Le Liban est l’exemple d’un système qui a poussé la procédure de l’accommodement à l’extrême. C’est, sous un certain angle, un énorme avantage qui doit dissuader à l’avenir tout occupant et tout envahisseur : les Libanais, quoi qu’il arrive, finiront par s’entendre malgré tout et contre tous, tellement ils sont pétris dans les habitudes de tolérance et de négociation. Mais c’est un grave danger car il y a une limite à la négociation : la souveraineté elle-même, l’unité du pays, le principe de légalité et le respect des symboles fondamentaux.

Selon G. Simmel, le compromis est « une des plus grandes découvertes de l’humanité ». Il exige en effet une forte volonté et du courage pour dominer les passions, les intérêts, les haines, amertumes et rancœurs et retrouver la sérénité requise pour un débat positif et rationnel. Il exige une force d’âme pour reconnaître que les torts ne sont pas seulement de l’autre côté, la distinction entre l’essentiel et le secondaire et la négociation sans renier les principes. Le compromis garde la porte ouverte à des négociations futures et les clauses qui manquent de clarté permettent les interprétations, parce qu’on sait que « l’indispensable ambiguïté » peut sauver l’essentiel et que les accords imparfaits sont les seuls accords pratiques.

Notre expérience pragmatique, à la fois riche et douloureuse, nous permet, à travers des cas vécus et expérimentés, de tirer des leçons. Or, au lieu de leçons, nous persistons dans les ma’lech (ça ne fait rien), baynâtina (entre nous), shatâra (faire le malin), masshîha (faire passer), musâyara (complaisance). Nous continuons à pratiquer le tazâki (se croire plus intelligent que le type de l’autre communauté) et à nous justifier par le wâqi’ (la réalité) et les thurûf (les circonstances).

Tout un arsenal de proverbes du terroir exprime les heurs et malheurs de notre histoire accommodante et de notre tempérament à la fois libre et asservi. On peut citer ces proverbes : « Quand la tempête surgit, ferme ta fenêtre » ; « Ton proche voisin vaut mieux que ton frère lointain » ; « N’étends pas les pieds au-delà des limites de ton tapis » ; « Tout ce que tu ajoutes en surplus est un appauvrissement... »

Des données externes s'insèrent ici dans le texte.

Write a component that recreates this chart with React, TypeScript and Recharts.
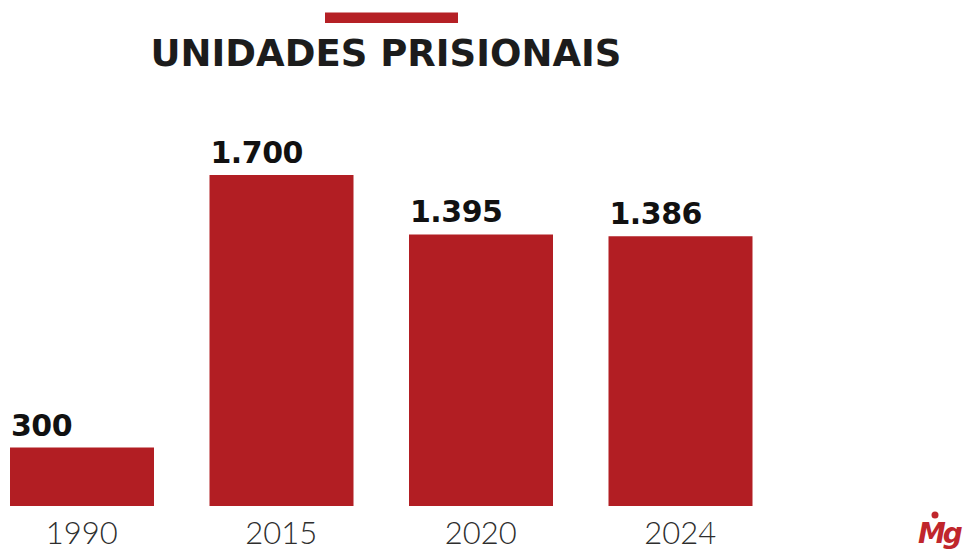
import { Bar, BarChart, Cell, LabelList, XAxis, YAxis } from "recharts"

// Número de unidades prisionais por ano
const anos = ["1990", "2015", "2020", "2024"]
const unidades = [300, 1700, 1395, 1386]

const data = anos.map((ano, i) => ({ ano, unidades: unidades[i] }))

const RED = "#b21e23"

// formato pt-BR: 1700 -> 1.700
function fmt(v: number) {
  return String(v).replace(/\B(?=(\d{3})+(?!\d))/g, ".")
}

function ValueLabel(props: any) {
  const { x, y, value } = props
  return (
    <text
      x={Number(x) + 1}
      y={Number(y) - 12}
      textAnchor="start"
      fill="#111"
      fontFamily="DejaVu Sans"
      fontWeight={700}
      fontSize={30}
      letterSpacing={-0.5}
    >
      {fmt(value)}
    </text>
  )
}

function YearTick(props: any) {
  const { x, y, payload } = props
  return (
    <text
      x={x}
      y={Number(y) + 30}
      textAnchor="middle"
      fill="#2e2e2e"
      fontFamily="Lato"
      fontWeight={300}
      fontSize={31}
    >
      {payload.value}
    </text>
  )
}

export default function App() {
  return (
    <div style={{ position: "absolute", left: 0, top: 0, width: 967, height: 553, background: "#fff" }}>
      <BarChart
        width={967}
        height={553}
        data={data}
        margin={{ top: 175, right: 187, left: -18, bottom: 0 }}
      >
        <XAxis
          dataKey="ano"
          axisLine={false}
          tickLine={false}
          height={47}
          interval={0}
          tick={<YearTick />}
        />
        <YAxis hide domain={[0, 1700]} />
        <Bar dataKey="unidades" barSize={144} isAnimationActive={false}>
          {data.map((d) => (
            <Cell key={d.ano} fill={RED} />
          ))}
          <LabelList dataKey="unidades" content={<ValueLabel />} />
        </Bar>
      </BarChart>
      <svg
        width={967}
        height={553}
        style={{ position: "absolute", left: 0, top: 0, pointerEvents: "none" }}
      >
        <rect x={325} y={12.5} width={133} height={10.5} fill="#b52025" />
        <text
          x={386}
          y={66}
          textAnchor="middle"
          fill="#1c1c1c"
          fontFamily="DejaVu Sans"
          fontWeight={700}
          fontSize={37}
        >
          UNIDADES PRISIONAIS
        </text>
        <text
          x={918}
          y={543}
          fill="#c0262c"
          fontFamily="DejaVu Sans"
          fontWeight={700}
          fontStyle="italic"
          fontSize={28}
          letterSpacing={-3}
        >
          Mg
        </text>
        <circle cx={935} cy={515} r={3.5} fill="#c0262c" />
      </svg>
    </div>
  )
}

Tout, autour de nous, se fond dans une vision accommodante de la vie. Les problèmes sont aseptisés, on évite de donner à réfléchir. On reçoit chez soi la mort en direct, et le choc passe, vite remplacé par un autre. L’inconscience est érigée en règle de vie. Le ma’lech peut dégénérer en désinvolture caractérisée, en irresponsabilité et en drame national. La cogitation hic et nunc, ici et maintenant, n’est pas de la réflexion qui, par essence, implique un recul et une pensée au-delà des contingences de l’instant. À l’encontre de la primarité de notre tempérament, réfléchir, c’est penser à long terme.
    
Il ne s’agit plus de dénigrer, mais de rechercher une éthique du consensus et des pactes, une éthique faite de loyauté et de reconnaissance réciproque, une « éthique de conviction », selon l’expression de Max Weber. C’est là un garde-fou à l’encontre de la dégénérescence du meilleur de nos traditions.
    
S’il est un principe de chaque régime, selon Montesquieu, quel est donc celui qui fonde la société libanaise ? Dans les sociétés contemporaines ravagées par toutes sortes de conflits, notre histoire et notre expérience permettent d’élaborer une éthique de la négociation, du compromis et de la vie nationale commune, une éthique à concrétiser dans une pratique vécue et assumée.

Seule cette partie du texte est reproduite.